Interstellar might dream of new worlds but, right now and right here, we still have one world to win and one planet to save.

Director: Christopher Nolan
IT IS UNDENIABLY TRUE that we cannot continue  exploiting the planet without dire consequences.  The machinery of our destruction must be dismantled.We have no alternative. Naomi Klein warns in her new book This Changes Everything  that the time for ideological debates has long past.

We urgently need  a paradigm shift that envisages a world not constrained by the demands of capital. But the politicians, representing the very interests of the machine that is destroying  the planet, will concede  to little more than some minor tinkering with the settings.

In Ridley Scott's Blade Runner the premise is that  the exploitation of the planet has led to the wealthy elite departing for new worlds to inhabit, leaving the working class and the dispossessed to live among the squalor and the acid rain.  While there might of still been a world to win and a planet to save there is no evidence that  the battle was ever fought. Organised working class resistance has been absent.

The political defeatism  evident in Bladerunner, a movie released in 1982, is also on display in Christopher Nolan's science fiction epic, Interstellar. In the thirty years since the release of Blade Runner the condition of the planet has considerably worsened but Interstellar has not moved on from the political bleakness of Ridley Scott's movie. Interstellar might well be a visual feast that needs to be seen on the big screen to appreciate but  there is a dark and  pessimistic heart beating at the core of this film that is hard to ignore - even among the vastness of the universe.

The premise of  Interstellar  is that the Earth and its inhabitants  are facing an environmental catastrophe. But Interstellar is a Hollywood movie with all the political limitations of a Hollywood movie and director Christopher Nolan shrinks from defining the nature of that catastrophe. There is no reference to climate change. Instead Interstellar says that the catastrophe is due to  “six billion people, and every one of them trying to have it all”. I can well imagine that some cinema goes will nod their  head in agreement: 'Yeah, that's the problem.
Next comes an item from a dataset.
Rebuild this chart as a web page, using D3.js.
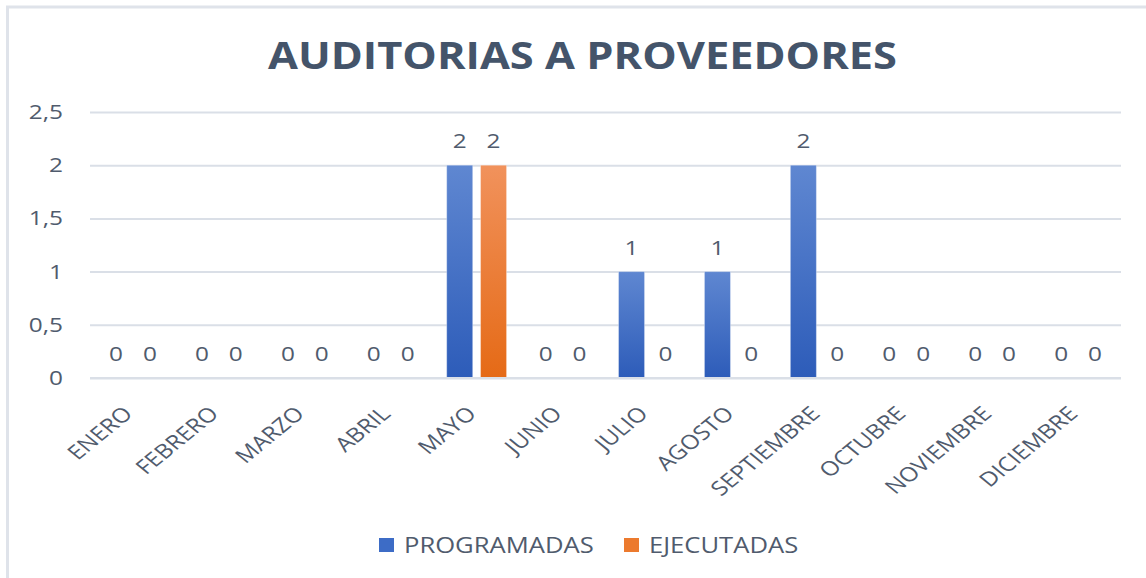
<!DOCTYPE html>
<html>
<head>
<meta charset="utf-8">
<script src="https://cdn.jsdelivr.net/npm/d3@7"></script>
<style>
  html, body { margin: 0; padding: 0; background: #ffffff; }
  svg { display: block; }
  text { font-family: "Open Sans", "Noto Sans", sans-serif; }
</style>
</head>
<body>
<svg id="chart" width="1146" height="578"></svg>
<script>
const categories = ["ENERO","FEBRERO","MARZO","ABRIL","MAYO","JUNIO","JULIO","AGOSTO","SEPTIEMBRE","OCTUBRE","NOVIEMBRE","DICIEMBRE"];
const seriesNames = ["PROGRAMADAS","EJECUTADAS"];
const programadas = [0,0,0,0,2,0,1,1,2,0,0,0];
const ejecutadas  = [0,0,0,0,2,0,0,0,0,0,0,0];
const yTicks = [0,0.5,1,1.5,2,2.5];
const titleText = "AUDITORIAS A PROVEEDORES";

const svg = d3.select("#chart");
const W = 1146, H = 578;
const plot = {left: 90, right: 1121, top: 112, bottom: 378};
const textColor = "#505b6d";
const gridColor = "#dadfe7";
const SX = 1.22; // horizontal stretch of the reference text

// frame
svg.append("rect").attr("x", 7.5).attr("y", 7).attr("width", W + 10).attr("height", H + 10)
  .attr("fill", "none").attr("stroke", "#dfe3ea").attr("stroke-width", 3);

// gradients
const defs = svg.append("defs");
const grads = [
  {id: "gBlue", top: "#5f87d1", bottom: "#2d5cb9"},
  {id: "gOrange", top: "#f1925c", bottom: "#e56a16"}
];
grads.forEach(g => {
  const lg = defs.append("linearGradient").attr("id", g.id).attr("x1", 0).attr("y1", 0).attr("x2", 0).attr("y2", 1);
  lg.append("stop").attr("offset", "0%").attr("stop-color", g.top);
  lg.append("stop").attr("offset", "100%").attr("stop-color", g.bottom);
});
const fills = ["url(#gBlue)", "url(#gOrange)"];
const legendFills = ["#3d6cc6", "#ec7a2e"];

const y = d3.scaleLinear().domain([0, 2.5]).range([plot.bottom, plot.top]);
const x0 = d3.scaleBand().domain(categories).range([plot.left, plot.right]).padding(0);
const w = x0.bandwidth() / 3.3;
const x1 = d3.scaleBand().domain(seriesNames).range([w / 2, x0.bandwidth() - w / 2])
  .paddingInner(0.3 / 1.3).paddingOuter(0);

// gridlines
const yAxis = d3.axisLeft(y).tickValues(yTicks)
  .tickSize(-(plot.right - plot.left))
  .tickFormat(d => String(d).replace(".", ","));
const gy = svg.append("g").attr("transform", `translate(${plot.left},0)`).call(yAxis);
gy.select(".domain").remove();
gy.selectAll(".tick line").attr("stroke", gridColor).attr("stroke-width", 2);
gy.selectAll(".tick text").attr("x", 0).attr("fill", textColor)
  .style("font-size", "20px").style("font-family", "'Open Sans', sans-serif")
  .attr("transform", `translate(-27,0) scale(${SX},1)`);

// bars
const data = categories.map((c, i) => ({cat: c, vals: [programadas[i], ejecutadas[i]]}));
const groups = svg.append("g").selectAll("g").data(data).join("g")
  .attr("transform", d => `translate(${x0(d.cat)},0)`);
groups.selectAll("rect").data(d => d.vals.map((v, k) => ({k, v}))).join("rect")
  .filter(d => d.v > 0)
  .attr("x", d => x1(seriesNames[d.k]))
  .attr("width", x1.bandwidth())
  .attr("y", d => y(d.v))
  .attr("height", d => y(0) - y(d.v))
  .attr("fill", d => fills[d.k])
  .attr("stroke", "rgba(255,255,255,0.35)").attr("stroke-width", 1);

groups.selectAll("text").data(d => d.vals.map((v, k) => ({k, v}))).join("text")
  .attr("transform", d => `translate(${x1(seriesNames[d.k]) + x1.bandwidth() / 2},${y(d.v) - 24}) scale(${SX},1)`)
  .attr("dy", "0.35em")
  .attr("text-anchor", "middle")
  .attr("fill", textColor)
  .style("font-size", "20px")
  .text(d => d.v);

// x axis baseline
svg.append("line").attr("x1", plot.left).attr("x2", plot.right)
  .attr("y1", y(0)).attr("y2", y(0)).attr("stroke", gridColor).attr("stroke-width", 2);

// category labels
const xAxis = d3.axisBottom(x0).tickSize(0).tickPadding(0);
const gx = svg.append("g").attr("transform", `translate(0,${plot.bottom})`).call(xAxis);
gx.select(".domain").remove();
gx.selectAll(".tick text")
  .attr("fill", textColor)
  .style("font-size", "20px")
  .attr("text-anchor", "end")
  .attr("dy", null)
  .attr("y", 0)
  .attr("transform", `translate(1,37) scale(${SX},1) rotate(-45)`);

// title
svg.append("text").attr("x", 268).attr("y", 69).attr("text-anchor", "start")
  .attr("textLength", 629).attr("lengthAdjust", "spacingAndGlyphs")
  .attr("fill", "#44546a").style("font-size", "38px").style("font-weight", "bold")
  .text(titleText);

// legend
const legendX = [379, 624];
const lg = svg.append("g").selectAll("g").data(seriesNames).join("g")
  .attr("transform", (d, i) => `translate(${legendX[i]},538)`);
lg.append("rect").attr("width", 15).attr("height", 14).attr("fill", (d, i) => legendFills[i]);
lg.append("text").attr("transform", `translate(25,15) scale(${SX},1)`).attr("fill", textColor)
  .style("font-size", "21px").text(d => d);
</script>
</body>
</html>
Too many people."

In a world where the top 10% of the world's population own 86% and the bottom 50% own less than 1% of all the wealth, it is nonsense for Nolan to suggest that we're all "trying to have it all'.

Personally I will not be going out today to extract more fossil fuels from the planet and I doubt you will be either.  There are big corporations doing that. We are not all equally responsibly for the world's plight. But we will be responsible if  we do not fight back.

Interstellar follows the premise of Blade Runner that humankind  must leave our dying planet  and find new planets to live on.  It is the job of our hero Cooper (Matthew McConaughey), assisted by his sidekick Dr Brand (Anne Hathaway) to  travel in  a spacecraft through a wormhole to an unknown galaxy where humans may be able to live.  Such is the the film's plot conventionality that the central character is, of course, male. Cooper is a rebooted Deckard.

The suggestion that Cooper and the Dr Brand are the vanguard of an expedition that will eventually  see six billion people leaving the Earth is preposterous.  It is still a capitalist world and those with the most capital talk the loudest. Blade Runner's vision of the working class abandoned to its fate on Earth is more realistic.

But, like Blade Runner, the pall of defeat clings to Interstellar. That resignation is expressed by Cooper at one point:  “It’s like we’ve forgotten who we are...Explorers, pioneers, not caretakers ... We’re not meant to save the world. We’re meant to leave it.”

Interstellar, in the end, imagines the end of the world because it cannot  imagine the end of capitalism. There is, despite everything, a hopelessness about this film that jars with its  Star Trek - like  optimism of going "where no-one has gone before". In that respect Interstellar is grounded in the real world where, alongside the ascendancy of a venal capitalism, there has grown the machinery of fear - armies, prisons, private security firms, the surveillance state. Such a culture of fear  exists to shred and pulverize the human imagination, to destroy our ability to envision an alternative future.

Interstellar might dream of new worlds but, right now and right here, we still have one world to win and one planet to save.